Short task: Look at the data below and print exactly the lines from its first line through the line with "import pandas as pd"; the pictures stay out of the copy.

Data:

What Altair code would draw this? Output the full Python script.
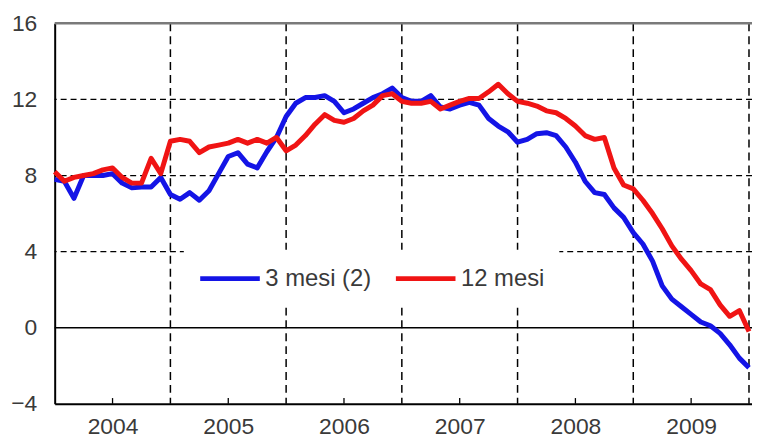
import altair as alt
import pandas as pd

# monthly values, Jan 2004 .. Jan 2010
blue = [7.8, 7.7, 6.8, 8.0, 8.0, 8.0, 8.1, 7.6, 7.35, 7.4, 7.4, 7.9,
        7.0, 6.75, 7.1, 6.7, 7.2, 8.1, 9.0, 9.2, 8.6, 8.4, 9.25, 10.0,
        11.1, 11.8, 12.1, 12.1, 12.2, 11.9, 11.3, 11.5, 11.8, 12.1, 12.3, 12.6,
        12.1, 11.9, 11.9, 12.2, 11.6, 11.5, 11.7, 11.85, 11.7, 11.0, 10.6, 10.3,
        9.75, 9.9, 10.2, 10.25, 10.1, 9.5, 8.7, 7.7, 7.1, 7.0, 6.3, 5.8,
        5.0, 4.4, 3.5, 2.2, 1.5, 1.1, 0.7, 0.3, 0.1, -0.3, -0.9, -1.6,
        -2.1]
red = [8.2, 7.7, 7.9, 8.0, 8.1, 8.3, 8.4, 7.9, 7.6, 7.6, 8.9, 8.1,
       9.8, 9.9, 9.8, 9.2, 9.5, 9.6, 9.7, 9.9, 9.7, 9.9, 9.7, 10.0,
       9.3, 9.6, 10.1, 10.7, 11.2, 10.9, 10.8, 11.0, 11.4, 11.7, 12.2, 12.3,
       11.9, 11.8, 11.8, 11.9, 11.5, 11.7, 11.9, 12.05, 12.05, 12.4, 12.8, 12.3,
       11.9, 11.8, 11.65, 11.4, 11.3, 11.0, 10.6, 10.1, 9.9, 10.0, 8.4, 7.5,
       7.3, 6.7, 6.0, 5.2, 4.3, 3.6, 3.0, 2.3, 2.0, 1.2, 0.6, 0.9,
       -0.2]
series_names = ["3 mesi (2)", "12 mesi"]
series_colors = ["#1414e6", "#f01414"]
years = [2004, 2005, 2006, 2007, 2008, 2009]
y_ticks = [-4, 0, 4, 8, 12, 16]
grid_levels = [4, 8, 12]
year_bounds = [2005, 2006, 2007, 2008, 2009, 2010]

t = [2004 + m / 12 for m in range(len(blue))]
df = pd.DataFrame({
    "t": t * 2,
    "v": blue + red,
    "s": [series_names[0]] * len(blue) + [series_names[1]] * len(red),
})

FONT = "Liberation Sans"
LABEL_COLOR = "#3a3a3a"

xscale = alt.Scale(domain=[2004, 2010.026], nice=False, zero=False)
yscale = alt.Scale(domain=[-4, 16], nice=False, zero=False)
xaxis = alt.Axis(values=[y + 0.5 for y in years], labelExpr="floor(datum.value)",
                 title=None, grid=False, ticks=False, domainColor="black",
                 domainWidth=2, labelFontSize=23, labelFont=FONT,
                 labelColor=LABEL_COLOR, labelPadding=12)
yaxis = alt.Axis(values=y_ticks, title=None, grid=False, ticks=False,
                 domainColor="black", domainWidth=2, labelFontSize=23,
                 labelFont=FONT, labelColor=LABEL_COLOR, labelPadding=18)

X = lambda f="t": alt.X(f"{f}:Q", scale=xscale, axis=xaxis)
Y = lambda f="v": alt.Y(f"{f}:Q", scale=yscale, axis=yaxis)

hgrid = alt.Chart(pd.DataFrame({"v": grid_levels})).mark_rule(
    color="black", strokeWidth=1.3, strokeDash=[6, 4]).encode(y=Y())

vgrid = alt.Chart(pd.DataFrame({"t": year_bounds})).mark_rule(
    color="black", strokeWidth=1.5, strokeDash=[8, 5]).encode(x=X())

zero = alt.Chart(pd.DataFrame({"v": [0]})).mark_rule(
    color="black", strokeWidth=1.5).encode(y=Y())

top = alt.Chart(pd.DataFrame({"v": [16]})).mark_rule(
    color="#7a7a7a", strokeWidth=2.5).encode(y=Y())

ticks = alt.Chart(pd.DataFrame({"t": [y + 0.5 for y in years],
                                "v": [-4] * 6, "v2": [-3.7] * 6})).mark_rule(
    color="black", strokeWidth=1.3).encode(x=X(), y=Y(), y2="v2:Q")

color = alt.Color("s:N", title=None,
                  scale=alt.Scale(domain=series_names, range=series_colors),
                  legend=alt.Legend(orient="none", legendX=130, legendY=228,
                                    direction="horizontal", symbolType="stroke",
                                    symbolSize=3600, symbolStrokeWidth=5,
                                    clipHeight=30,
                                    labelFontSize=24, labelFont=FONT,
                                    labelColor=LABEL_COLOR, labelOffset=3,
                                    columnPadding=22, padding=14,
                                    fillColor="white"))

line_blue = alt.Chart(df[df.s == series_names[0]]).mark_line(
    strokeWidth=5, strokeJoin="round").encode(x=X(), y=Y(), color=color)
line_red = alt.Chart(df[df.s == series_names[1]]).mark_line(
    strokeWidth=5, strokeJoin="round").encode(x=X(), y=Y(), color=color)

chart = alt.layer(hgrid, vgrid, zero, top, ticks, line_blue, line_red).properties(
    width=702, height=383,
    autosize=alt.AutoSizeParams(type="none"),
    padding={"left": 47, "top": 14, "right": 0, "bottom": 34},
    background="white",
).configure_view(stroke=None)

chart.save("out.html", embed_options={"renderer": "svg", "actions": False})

Final answer:
What Altair code would draw this? Output the full Python script.
import altair as alt
import pandas as pd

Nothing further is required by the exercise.